Published immediately after the 'Beach Boys’ tour of Australia and New Zealand in November 2007 is the first major nonfiction publication from New Zealand-based writer G. A. De Forest. Beach Boys vs Beatlemania: Rediscovering Sixties Music sets forth a polemic that serious Beach Boys observers have reiterated over the decades: that this Sixties group has not only been shortchanged measured up against longtime (it’s been 43 years) media favorites the Beatles but is superior to them.
Those longhaired lovers from Liverpool shrewdly moved with every trend, reformed from leather-jacketed toughs by manager Brian Epstein into innocuous but very charming ‘moptops’, morphing on Bob Dylan’s influence into darlings of mid-Sixties counterculture ruled in a triumvirate by Dylan, the Beatles and the Rolling Stones, each taking turns at being ‘counter’ to whatever irked them. This culminated in Beatle John Lennon’s 1966 claim that the Beatles were more popular than Jesus. While reviled through the Bible Belt (much narrower then), the group carried on as popular as ever, except in their homeland, until their vituperative breakup announced in April 1970, when it was seen that—contrary to the fab, all-you-need-is-love exterior—there was something rotten in Apple.

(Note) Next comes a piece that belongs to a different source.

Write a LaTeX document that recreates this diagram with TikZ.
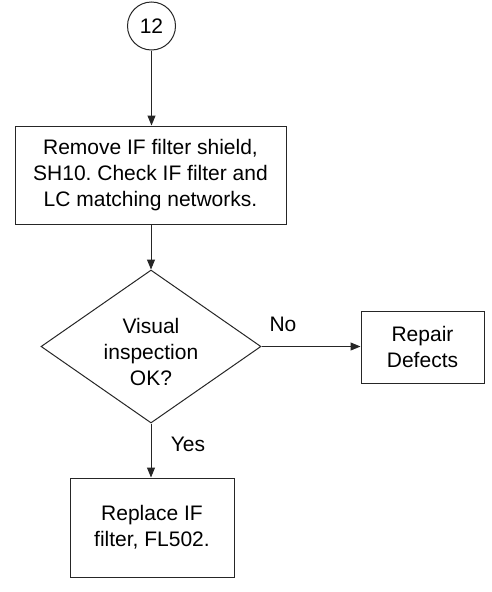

Regardless, all four carried on highly popular as solo performers and Lennon and later George Harrison were martyred in turn by fans of the mystique the group and those around them had created. The pristine image remains largely intact by consensus of the mass media, one can only surmise for business reasons. And the fallacy that they improved rock by giving a second-hand standardized version of it, and reintroducing Music Hall, children's singalongs and lullabies, Easy Listening, show tunes, Europop, C&W, Classical and psychedelia as the market warranted, goes on under its own mythology with all the strength of more British blarney in 'Lord of the Rings' and 'Harrypottermania'.
Tracing the Beach Boys’ Sixties career, focus is on the period of competition from 1962 when both groups were rising—the Beach Boys breaking internationally in fall that year, the Beatles growing through the British Commonwealth and breaking out a year later, followed rapidly by their conquest of the USA early 1964. By this time, harrassed by British parent company EMI and Parlophone’s creative head George Martin—the Beatles’ record producer and indispensable collaborator—American sister Capitol caved in and adopted the Beatles as its supremely favored act over the Beach Boys: Destiny was maneuvered over Capitol’s management and A&R men, who to a man had rejected the Beatles’ recordings one after the other through 1963.
In its 448 pages the book strives to explain how this happened and its consequences not only for the Beach Boys but American rivals the Four Seasons, an array of popular girl groups, and a score of major African American Soul acts—all striving to maintain artistic integrity in the face of an unbeatable, hydra-headed industry called the Beatles.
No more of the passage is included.